### WHAT YOU HAVE TO DO
Locate all lines with the word "image". Copy them.
***** AVAILABLE DATA
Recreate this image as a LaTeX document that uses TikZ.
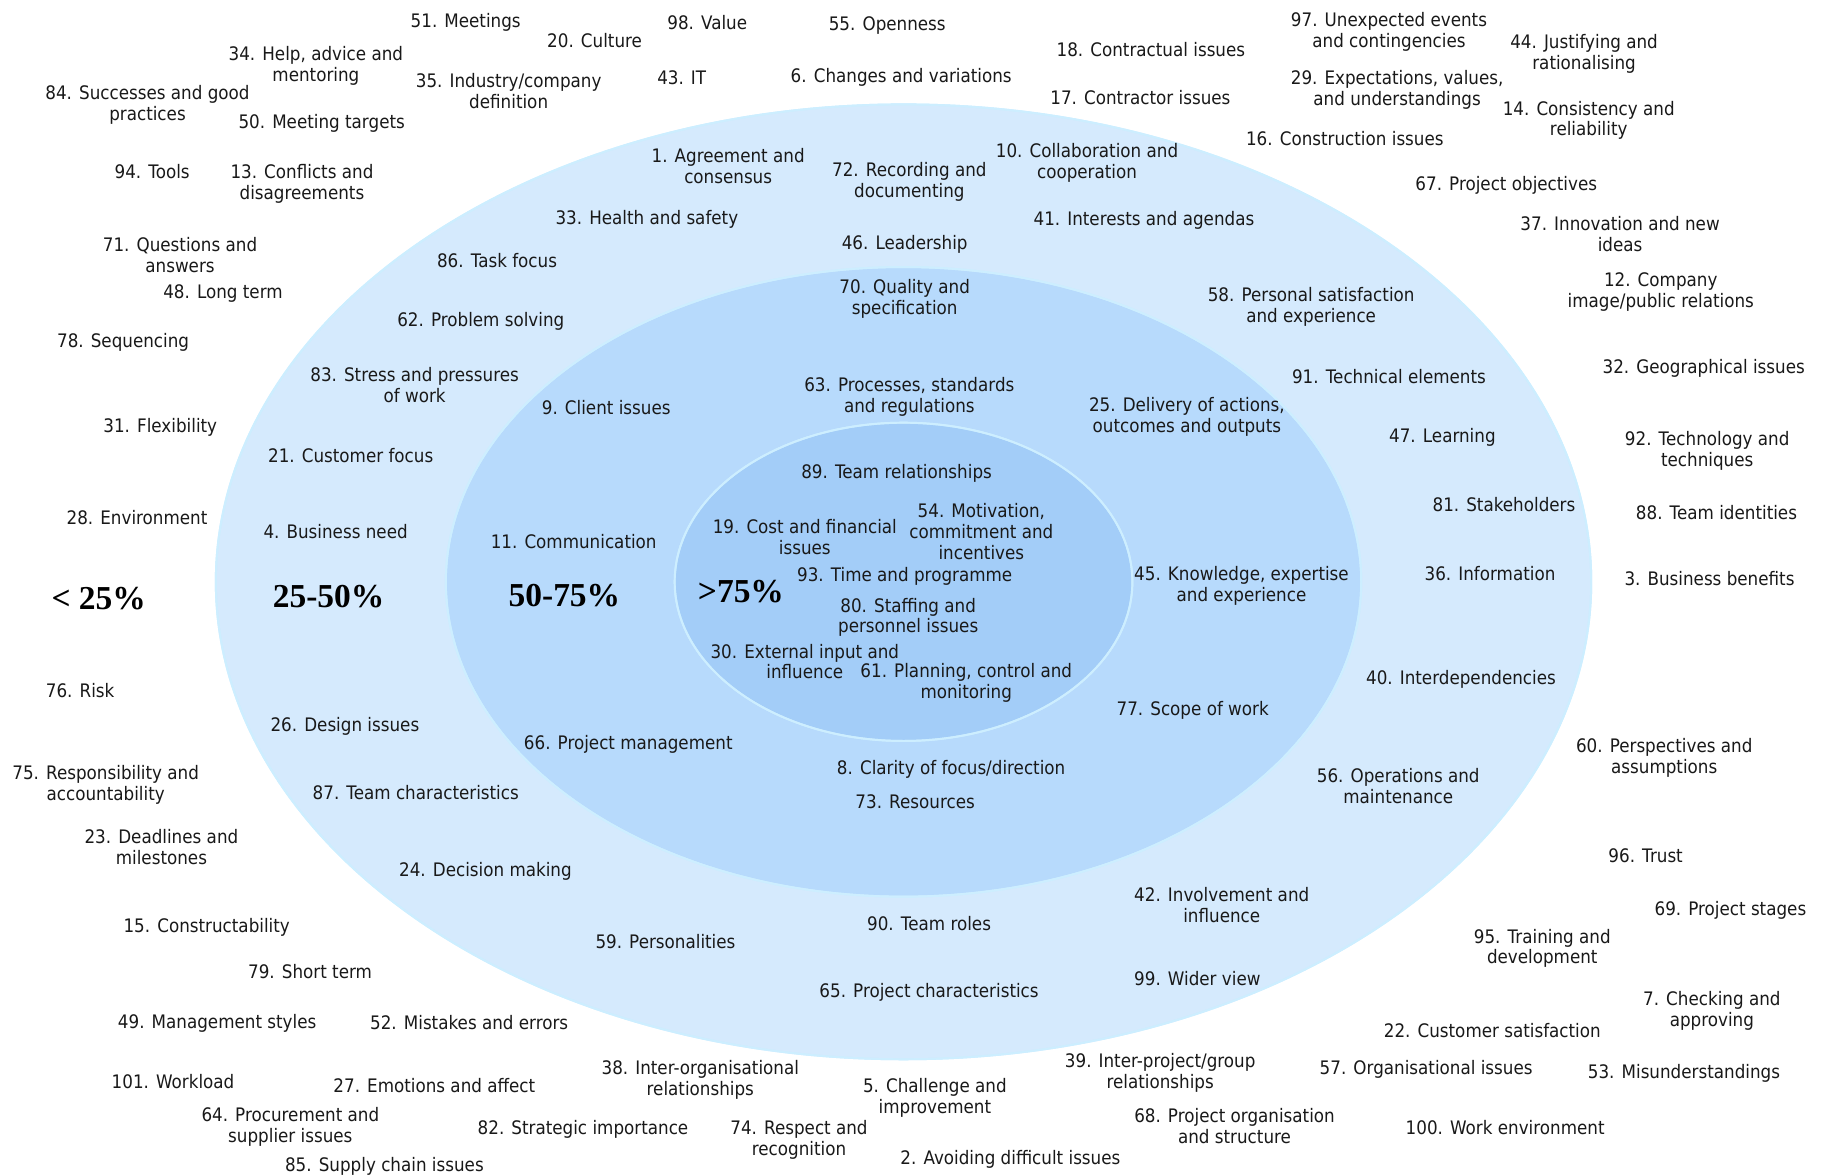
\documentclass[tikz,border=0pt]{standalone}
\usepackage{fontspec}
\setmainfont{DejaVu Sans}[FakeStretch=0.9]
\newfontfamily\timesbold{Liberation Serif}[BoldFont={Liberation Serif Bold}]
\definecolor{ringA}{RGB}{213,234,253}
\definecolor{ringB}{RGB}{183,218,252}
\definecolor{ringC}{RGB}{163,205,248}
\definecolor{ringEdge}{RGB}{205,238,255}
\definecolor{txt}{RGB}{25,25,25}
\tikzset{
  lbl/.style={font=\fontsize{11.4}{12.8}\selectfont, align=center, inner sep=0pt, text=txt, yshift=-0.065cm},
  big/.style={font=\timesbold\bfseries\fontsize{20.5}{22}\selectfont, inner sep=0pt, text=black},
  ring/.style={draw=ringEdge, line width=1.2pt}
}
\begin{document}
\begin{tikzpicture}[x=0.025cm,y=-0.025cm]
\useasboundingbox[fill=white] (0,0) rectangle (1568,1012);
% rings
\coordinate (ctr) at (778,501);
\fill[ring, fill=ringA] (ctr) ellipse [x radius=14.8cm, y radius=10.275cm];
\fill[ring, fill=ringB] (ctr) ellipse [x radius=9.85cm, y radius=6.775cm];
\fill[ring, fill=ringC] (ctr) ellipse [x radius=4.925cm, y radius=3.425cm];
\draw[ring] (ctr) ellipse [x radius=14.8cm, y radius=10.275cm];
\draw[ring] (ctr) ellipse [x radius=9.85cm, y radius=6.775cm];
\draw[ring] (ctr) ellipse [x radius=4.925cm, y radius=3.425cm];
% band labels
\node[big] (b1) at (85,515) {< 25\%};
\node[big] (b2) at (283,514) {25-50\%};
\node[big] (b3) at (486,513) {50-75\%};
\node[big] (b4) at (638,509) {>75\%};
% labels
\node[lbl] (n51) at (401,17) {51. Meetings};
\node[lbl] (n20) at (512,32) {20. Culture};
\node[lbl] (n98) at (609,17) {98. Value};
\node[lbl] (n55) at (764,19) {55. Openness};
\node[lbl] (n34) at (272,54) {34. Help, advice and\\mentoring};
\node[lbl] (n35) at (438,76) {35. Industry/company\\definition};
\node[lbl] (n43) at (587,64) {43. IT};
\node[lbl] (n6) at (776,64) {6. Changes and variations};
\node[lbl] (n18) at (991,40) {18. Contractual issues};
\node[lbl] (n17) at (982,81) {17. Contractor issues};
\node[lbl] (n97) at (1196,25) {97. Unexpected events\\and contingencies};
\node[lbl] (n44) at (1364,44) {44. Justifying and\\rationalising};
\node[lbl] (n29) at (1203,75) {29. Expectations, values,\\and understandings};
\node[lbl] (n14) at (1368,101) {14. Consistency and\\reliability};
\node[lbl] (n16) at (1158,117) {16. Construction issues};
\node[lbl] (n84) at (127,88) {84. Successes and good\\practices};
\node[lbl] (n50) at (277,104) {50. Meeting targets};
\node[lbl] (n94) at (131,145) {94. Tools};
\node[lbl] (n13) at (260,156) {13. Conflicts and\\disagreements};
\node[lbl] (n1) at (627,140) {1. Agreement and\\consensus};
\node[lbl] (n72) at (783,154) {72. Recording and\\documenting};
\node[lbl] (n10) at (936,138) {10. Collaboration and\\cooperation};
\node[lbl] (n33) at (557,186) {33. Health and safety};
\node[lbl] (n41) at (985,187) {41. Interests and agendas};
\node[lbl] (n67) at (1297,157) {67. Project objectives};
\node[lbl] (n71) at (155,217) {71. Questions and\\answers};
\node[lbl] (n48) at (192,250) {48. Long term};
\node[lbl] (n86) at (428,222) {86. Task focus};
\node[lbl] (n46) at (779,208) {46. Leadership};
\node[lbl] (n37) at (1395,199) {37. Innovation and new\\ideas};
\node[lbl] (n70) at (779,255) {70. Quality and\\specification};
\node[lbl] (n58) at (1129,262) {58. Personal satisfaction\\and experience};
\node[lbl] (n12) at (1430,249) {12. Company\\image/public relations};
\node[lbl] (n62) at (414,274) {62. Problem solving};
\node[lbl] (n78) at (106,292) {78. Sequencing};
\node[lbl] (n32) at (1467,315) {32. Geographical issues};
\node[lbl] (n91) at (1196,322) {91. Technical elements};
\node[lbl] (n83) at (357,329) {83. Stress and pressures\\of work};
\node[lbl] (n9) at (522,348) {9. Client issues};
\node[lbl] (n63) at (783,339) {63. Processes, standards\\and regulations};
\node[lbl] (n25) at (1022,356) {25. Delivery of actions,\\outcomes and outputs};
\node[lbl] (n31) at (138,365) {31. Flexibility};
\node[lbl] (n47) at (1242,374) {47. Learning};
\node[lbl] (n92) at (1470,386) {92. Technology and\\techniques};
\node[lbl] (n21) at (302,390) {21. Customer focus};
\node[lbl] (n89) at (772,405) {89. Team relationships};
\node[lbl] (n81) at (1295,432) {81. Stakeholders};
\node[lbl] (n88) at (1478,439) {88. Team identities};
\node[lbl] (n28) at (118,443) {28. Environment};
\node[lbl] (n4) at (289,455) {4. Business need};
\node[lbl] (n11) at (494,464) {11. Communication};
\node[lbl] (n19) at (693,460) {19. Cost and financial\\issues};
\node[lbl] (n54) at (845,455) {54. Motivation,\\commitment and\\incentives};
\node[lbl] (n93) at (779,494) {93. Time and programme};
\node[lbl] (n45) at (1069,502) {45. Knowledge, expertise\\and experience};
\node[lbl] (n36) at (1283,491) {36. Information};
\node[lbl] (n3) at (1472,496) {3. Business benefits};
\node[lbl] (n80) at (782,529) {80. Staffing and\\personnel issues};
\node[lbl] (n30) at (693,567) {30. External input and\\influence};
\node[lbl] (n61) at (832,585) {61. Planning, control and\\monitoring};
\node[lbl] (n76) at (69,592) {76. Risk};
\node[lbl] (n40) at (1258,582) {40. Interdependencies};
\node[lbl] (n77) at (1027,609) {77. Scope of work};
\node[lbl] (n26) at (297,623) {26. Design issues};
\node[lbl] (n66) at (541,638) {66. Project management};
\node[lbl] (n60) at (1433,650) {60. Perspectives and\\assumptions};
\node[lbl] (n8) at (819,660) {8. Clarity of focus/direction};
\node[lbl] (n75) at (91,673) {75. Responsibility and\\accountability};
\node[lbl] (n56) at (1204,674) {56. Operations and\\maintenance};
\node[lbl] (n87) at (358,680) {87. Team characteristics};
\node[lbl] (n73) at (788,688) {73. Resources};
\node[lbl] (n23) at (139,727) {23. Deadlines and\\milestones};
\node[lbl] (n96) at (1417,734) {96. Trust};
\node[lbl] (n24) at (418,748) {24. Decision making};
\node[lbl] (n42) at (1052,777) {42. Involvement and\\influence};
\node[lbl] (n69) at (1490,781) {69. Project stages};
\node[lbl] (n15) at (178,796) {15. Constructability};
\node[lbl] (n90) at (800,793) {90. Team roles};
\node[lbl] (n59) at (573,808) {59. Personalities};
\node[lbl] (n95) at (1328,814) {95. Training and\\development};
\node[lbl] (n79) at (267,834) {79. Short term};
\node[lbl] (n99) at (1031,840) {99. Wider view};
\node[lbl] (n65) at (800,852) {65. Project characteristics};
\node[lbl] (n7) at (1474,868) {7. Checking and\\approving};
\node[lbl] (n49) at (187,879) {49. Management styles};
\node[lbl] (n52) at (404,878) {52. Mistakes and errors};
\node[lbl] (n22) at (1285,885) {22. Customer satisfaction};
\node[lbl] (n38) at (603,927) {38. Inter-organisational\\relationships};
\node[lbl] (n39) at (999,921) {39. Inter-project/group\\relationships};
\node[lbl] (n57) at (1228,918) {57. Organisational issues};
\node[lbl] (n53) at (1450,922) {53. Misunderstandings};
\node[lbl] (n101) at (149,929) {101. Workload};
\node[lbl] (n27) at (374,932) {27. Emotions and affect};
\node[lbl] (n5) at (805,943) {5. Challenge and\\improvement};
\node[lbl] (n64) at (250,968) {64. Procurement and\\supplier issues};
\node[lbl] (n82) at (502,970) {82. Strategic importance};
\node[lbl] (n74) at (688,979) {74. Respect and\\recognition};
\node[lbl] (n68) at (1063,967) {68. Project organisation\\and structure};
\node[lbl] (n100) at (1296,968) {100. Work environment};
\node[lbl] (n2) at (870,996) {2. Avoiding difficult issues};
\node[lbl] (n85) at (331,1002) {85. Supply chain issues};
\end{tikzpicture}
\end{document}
**********
### RESPONSE TO THE EXERCISE
Recreate this image as a LaTeX document that uses TikZ.
\node[lbl] (n12) at (1430,249) {12. Company\\image/public relations};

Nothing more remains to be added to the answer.